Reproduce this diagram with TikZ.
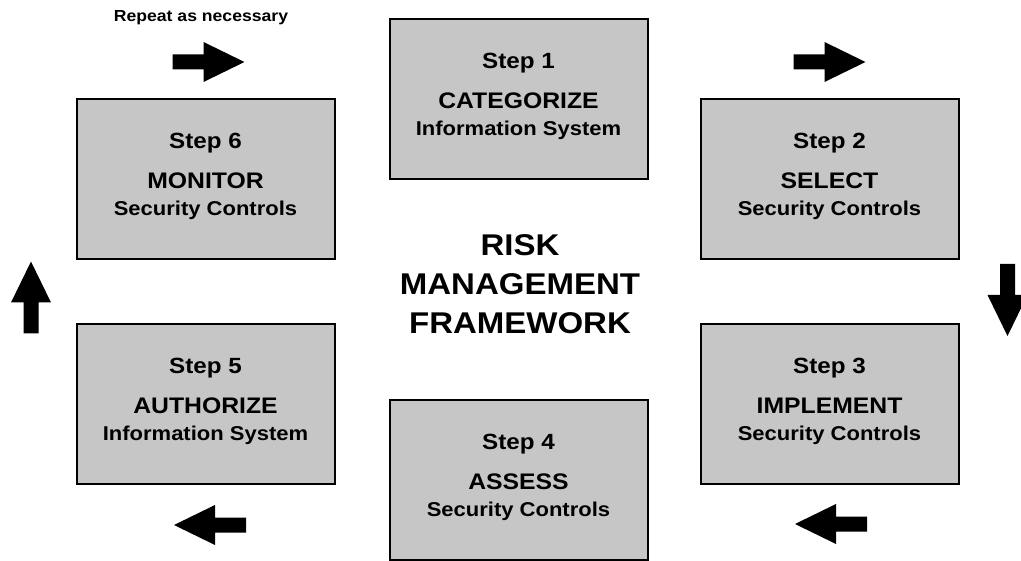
\documentclass[tikz,border=0pt]{standalone}
\usepackage{fontspec}
\newfontfamily\af{Liberation Sans}[FakeStretch=1.1]
\begin{document}
\begin{tikzpicture}[x=1pt,y=-1pt,
  stepbox/.style={draw=black, line width=2pt, fill=boxgray, minimum width=258pt, minimum height=160pt, inner sep=0pt},
  steptext/.style={align=center, font=\af\bfseries\fontsize{20}{27}\selectfont, inner sep=0pt},
  blockarrow/.pic={\fill[black] (-36,-7.5) -- (-5,-7.5) -- (-5,-20) -- (36,0) -- (-5,20) -- (-5,7.5) -- (-36,7.5) -- cycle;}
]
\definecolor{boxgray}{HTML}{C6C6C6}
\useasboundingbox (0,0) rectangle (1021,561);
\fill[white] (0,0) rectangle (1021,561);

% boxes
\node[stepbox] (b1) at (518.5,99) {};
\node[stepbox] (b2) at (829.5,179) {};
\node[stepbox] (b3) at (829.5,404) {};
\node[stepbox] (b4) at (518.5,480) {};
\node[stepbox] (b5) at (205.5,404) {};
\node[stepbox] (b6) at (205.5,179) {};

% box texts
\newcommand{\steplines}[3]{{\fontsize{22}{27}\selectfont #1}\\[13pt]{\fontsize{22.5}{27}\selectfont #2}\\#3}
\node[steptext] (t1) at ([yshift=2.5]b1.center) {\steplines{Step 1}{CATEGORIZE}{Information System}};
\node[steptext] (t2) at ([yshift=2.5]b2.center) {\steplines{Step 2}{SELECT}{Security Controls}};
\node[steptext] (t3) at ([yshift=2.5]b3.center) {\steplines{Step 3}{IMPLEMENT}{Security Controls}};
\node[steptext] (t4) at ([yshift=2.5]b4.center) {\steplines{Step 4}{ASSESS}{Security Controls}};
\node[steptext] (t5) at ([yshift=2.5]b5.center) {\steplines{Step 5}{AUTHORIZE}{Information System}};
\node[steptext] (t6) at ([yshift=2.5]b6.center) {\steplines{Step 6}{MONITOR}{Security Controls}};

% centre title
\node[align=center, inner sep=0pt, font=\af\bfseries\fontsize{30}{39}\selectfont] (title) at (520,284) {RISK\\MANAGEMENT\\FRAMEWORK};

% repeat label
\node[inner sep=0pt, font=\af\bfseries\fontsize{16}{19}\selectfont] (rep) at (201,18) {Repeat as necessary};

% block arrows
\pic at (208.5,62) {blockarrow};
\pic at (829.5,62) {blockarrow};
\pic[rotate=-90] at (1007.5,300) {blockarrow};
\pic[rotate=180] at (831,524) {blockarrow};
\pic[rotate=180] at (210,525) {blockarrow};
\pic[rotate=90] at (31,297.5) {blockarrow};
\end{tikzpicture}
\end{document}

=== Exercise description ===
Leaving out the pictures, repeat the data above exactly.

=== Answer to the exercise ===
Reproduce this diagram with TikZ.
\documentclass[tikz,border=0pt]{standalone}
\usepackage{fontspec}
\newfontfamily\af{Liberation Sans}[FakeStretch=1.1]
\begin{document}
\begin{tikzpicture}[x=1pt,y=-1pt,
  stepbox/.style={draw=black, line width=2pt, fill=boxgray, minimum width=258pt, minimum height=160pt, inner sep=0pt},
  steptext/.style={align=center, font=\af\bfseries\fontsize{20}{27}\selectfont, inner sep=0pt},
  blockarrow/.pic={\fill[black] (-36,-7.5) -- (-5,-7.5) -- (-5,-20) -- (36,0) -- (-5,20) -- (-5,7.5) -- (-36,7.5) -- cycle;}
]
\definecolor{boxgray}{HTML}{C6C6C6}
\useasboundingbox (0,0) rectangle (1021,561);
\fill[white] (0,0) rectangle (1021,561);

% boxes
\node[stepbox] (b1) at (518.5,99) {};
\node[stepbox] (b2) at (829.5,179) {};
\node[stepbox] (b3) at (829.5,404) {};
\node[stepbox] (b4) at (518.5,480) {};
\node[stepbox] (b5) at (205.5,404) {};
\node[stepbox] (b6) at (205.5,179) {};

% box texts
\newcommand{\steplines}[3]{{\fontsize{22}{27}\selectfont #1}\\[13pt]{\fontsize{22.5}{27}\selectfont #2}\\#3}
\node[steptext] (t1) at ([yshift=2.5]b1.center) {\steplines{Step 1}{CATEGORIZE}{Information System}};
\node[steptext] (t2) at ([yshift=2.5]b2.center) {\steplines{Step 2}{SELECT}{Security Controls}};
\node[steptext] (t3) at ([yshift=2.5]b3.center) {\steplines{Step 3}{IMPLEMENT}{Security Controls}};
\node[steptext] (t4) at ([yshift=2.5]b4.center) {\steplines{Step 4}{ASSESS}{Security Controls}};
\node[steptext] (t5) at ([yshift=2.5]b5.center) {\steplines{Step 5}{AUTHORIZE}{Information System}};
\node[steptext] (t6) at ([yshift=2.5]b6.center) {\steplines{Step 6}{MONITOR}{Security Controls}};

% centre title
\node[align=center, inner sep=0pt, font=\af\bfseries\fontsize{30}{39}\selectfont] (title) at (520,284) {RISK\\MANAGEMENT\\FRAMEWORK};

% repeat label
\node[inner sep=0pt, font=\af\bfseries\fontsize{16}{19}\selectfont] (rep) at (201,18) {Repeat as necessary};

% block arrows
\pic at (208.5,62) {blockarrow};
\pic at (829.5,62) {blockarrow};
\pic[rotate=-90] at (1007.5,300) {blockarrow};
\pic[rotate=180] at (831,524) {blockarrow};
\pic[rotate=180] at (210,525) {blockarrow};
\pic[rotate=90] at (31,297.5) {blockarrow};
\end{tikzpicture}
\end{document}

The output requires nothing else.